## EXERCISE TASK
Quote only the part that opens with the line containing "What React, TypeScript" and closes with the line containing "const y = d3.scaleLinear().domain([0, 52]).range([height". Keep both of those lines.

## ENTRIES PROVIDED
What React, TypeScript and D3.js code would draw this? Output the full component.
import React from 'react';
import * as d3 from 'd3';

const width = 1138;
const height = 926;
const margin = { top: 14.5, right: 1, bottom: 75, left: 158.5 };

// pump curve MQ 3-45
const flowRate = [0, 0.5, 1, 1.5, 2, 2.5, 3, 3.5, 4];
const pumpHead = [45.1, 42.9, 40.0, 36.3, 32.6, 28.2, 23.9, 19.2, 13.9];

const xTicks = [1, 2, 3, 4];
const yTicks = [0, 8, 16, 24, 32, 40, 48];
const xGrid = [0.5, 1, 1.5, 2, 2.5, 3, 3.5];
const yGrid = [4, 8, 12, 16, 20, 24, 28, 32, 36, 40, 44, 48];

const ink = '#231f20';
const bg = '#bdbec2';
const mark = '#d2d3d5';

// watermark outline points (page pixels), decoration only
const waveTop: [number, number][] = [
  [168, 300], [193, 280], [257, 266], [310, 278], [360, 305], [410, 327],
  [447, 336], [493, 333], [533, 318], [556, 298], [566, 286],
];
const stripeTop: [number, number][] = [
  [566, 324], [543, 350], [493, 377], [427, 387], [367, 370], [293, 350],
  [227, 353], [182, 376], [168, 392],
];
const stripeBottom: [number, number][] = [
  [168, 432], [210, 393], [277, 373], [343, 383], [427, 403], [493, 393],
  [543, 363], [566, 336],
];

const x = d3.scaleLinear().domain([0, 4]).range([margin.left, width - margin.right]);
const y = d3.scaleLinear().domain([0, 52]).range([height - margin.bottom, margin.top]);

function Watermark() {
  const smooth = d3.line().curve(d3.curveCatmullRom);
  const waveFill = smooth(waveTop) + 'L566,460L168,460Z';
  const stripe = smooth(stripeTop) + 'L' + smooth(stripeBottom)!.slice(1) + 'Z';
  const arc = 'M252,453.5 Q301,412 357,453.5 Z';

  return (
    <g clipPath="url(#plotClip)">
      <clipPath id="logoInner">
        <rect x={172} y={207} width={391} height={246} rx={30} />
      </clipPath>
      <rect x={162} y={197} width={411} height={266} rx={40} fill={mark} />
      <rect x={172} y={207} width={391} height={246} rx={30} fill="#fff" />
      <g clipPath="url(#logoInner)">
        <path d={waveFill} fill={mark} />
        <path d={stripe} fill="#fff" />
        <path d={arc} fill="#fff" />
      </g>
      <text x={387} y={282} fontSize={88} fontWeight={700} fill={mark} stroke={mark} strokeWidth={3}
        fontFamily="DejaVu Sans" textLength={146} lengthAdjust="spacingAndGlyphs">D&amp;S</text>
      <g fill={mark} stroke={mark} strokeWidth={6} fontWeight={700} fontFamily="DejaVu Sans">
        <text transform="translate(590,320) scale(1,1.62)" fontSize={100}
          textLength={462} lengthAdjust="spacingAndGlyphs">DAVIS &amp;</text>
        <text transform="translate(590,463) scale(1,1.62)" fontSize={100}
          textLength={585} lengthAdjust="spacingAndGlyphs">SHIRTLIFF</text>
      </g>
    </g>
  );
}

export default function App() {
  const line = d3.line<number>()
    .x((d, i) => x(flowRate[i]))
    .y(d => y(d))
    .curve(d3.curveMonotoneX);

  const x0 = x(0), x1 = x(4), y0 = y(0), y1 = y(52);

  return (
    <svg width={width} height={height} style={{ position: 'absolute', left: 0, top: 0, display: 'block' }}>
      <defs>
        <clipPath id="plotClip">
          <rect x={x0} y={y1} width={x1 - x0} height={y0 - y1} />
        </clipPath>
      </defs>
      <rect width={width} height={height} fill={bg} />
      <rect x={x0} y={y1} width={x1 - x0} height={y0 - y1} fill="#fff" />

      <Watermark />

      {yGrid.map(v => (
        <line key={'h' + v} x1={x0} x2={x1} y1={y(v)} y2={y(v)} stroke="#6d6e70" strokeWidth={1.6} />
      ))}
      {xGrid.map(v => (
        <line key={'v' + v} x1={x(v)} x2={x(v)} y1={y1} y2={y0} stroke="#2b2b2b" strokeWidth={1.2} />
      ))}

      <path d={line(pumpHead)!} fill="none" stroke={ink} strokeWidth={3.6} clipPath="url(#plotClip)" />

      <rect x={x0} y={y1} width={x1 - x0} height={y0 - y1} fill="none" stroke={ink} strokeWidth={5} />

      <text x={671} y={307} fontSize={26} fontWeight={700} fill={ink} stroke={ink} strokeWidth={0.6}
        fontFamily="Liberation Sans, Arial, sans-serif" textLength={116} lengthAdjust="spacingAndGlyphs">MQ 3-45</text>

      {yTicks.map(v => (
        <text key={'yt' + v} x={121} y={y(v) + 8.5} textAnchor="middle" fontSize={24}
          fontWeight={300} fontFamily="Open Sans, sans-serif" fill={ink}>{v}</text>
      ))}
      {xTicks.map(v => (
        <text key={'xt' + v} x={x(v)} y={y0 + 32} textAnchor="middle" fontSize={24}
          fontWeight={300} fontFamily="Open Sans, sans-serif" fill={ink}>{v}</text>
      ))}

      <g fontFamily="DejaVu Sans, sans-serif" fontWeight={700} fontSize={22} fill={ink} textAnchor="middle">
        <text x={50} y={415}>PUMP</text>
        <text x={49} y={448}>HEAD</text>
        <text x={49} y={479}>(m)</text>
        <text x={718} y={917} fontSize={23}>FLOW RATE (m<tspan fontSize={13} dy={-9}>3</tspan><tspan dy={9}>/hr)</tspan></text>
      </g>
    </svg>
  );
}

---

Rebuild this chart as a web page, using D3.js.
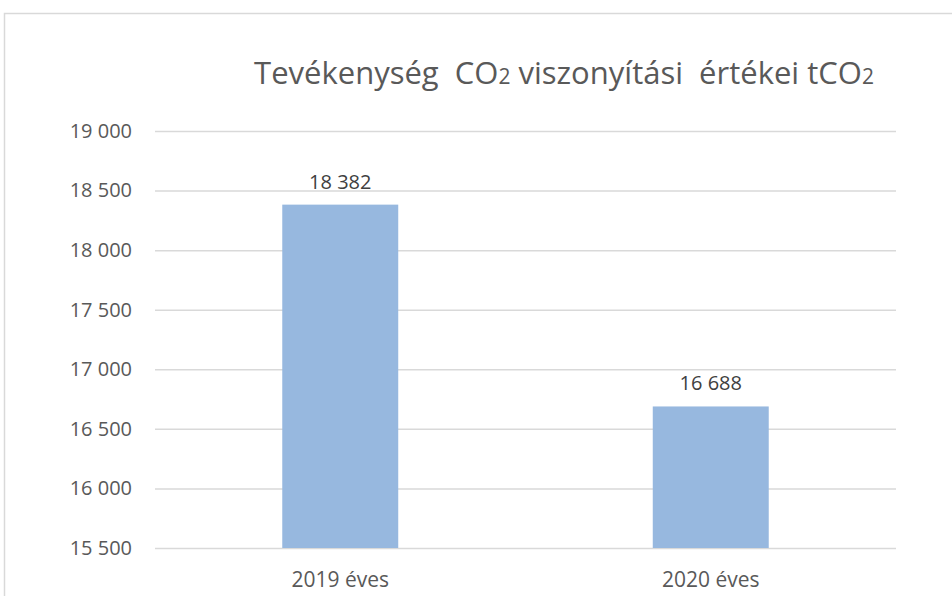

## RESPONSE TO THE EXERCISE
What React, TypeScript and D3.js code would draw this? Output the full component.
import React from 'react';
import * as d3 from 'd3';

const width = 1138;
const height = 926;
const margin = { top: 14.5, right: 1, bottom: 75, left: 158.5 };

// pump curve MQ 3-45
const flowRate = [0, 0.5, 1, 1.5, 2, 2.5, 3, 3.5, 4];
const pumpHead = [45.1, 42.9, 40.0, 36.3, 32.6, 28.2, 23.9, 19.2, 13.9];

const xTicks = [1, 2, 3, 4];
const yTicks = [0, 8, 16, 24, 32, 40, 48];
const xGrid = [0.5, 1, 1.5, 2, 2.5, 3, 3.5];
const yGrid = [4, 8, 12, 16, 20, 24, 28, 32, 36, 40, 44, 48];

const ink = '#231f20';
const bg = '#bdbec2';
const mark = '#d2d3d5';

// watermark outline points (page pixels), decoration only
const waveTop: [number, number][] = [
  [168, 300], [193, 280], [257, 266], [310, 278], [360, 305], [410, 327],
  [447, 336], [493, 333], [533, 318], [556, 298], [566, 286],
];
const stripeTop: [number, number][] = [
  [566, 324], [543, 350], [493, 377], [427, 387], [367, 370], [293, 350],
  [227, 353], [182, 376], [168, 392],
];
const stripeBottom: [number, number][] = [
  [168, 432], [210, 393], [277, 373], [343, 383], [427, 403], [493, 393],
  [543, 363], [566, 336],
];

const x = d3.scaleLinear().domain([0, 4]).range([margin.left, width - margin.right]);
const y = d3.scaleLinear().domain([0, 52]).range([height - margin.bottom, margin.top]);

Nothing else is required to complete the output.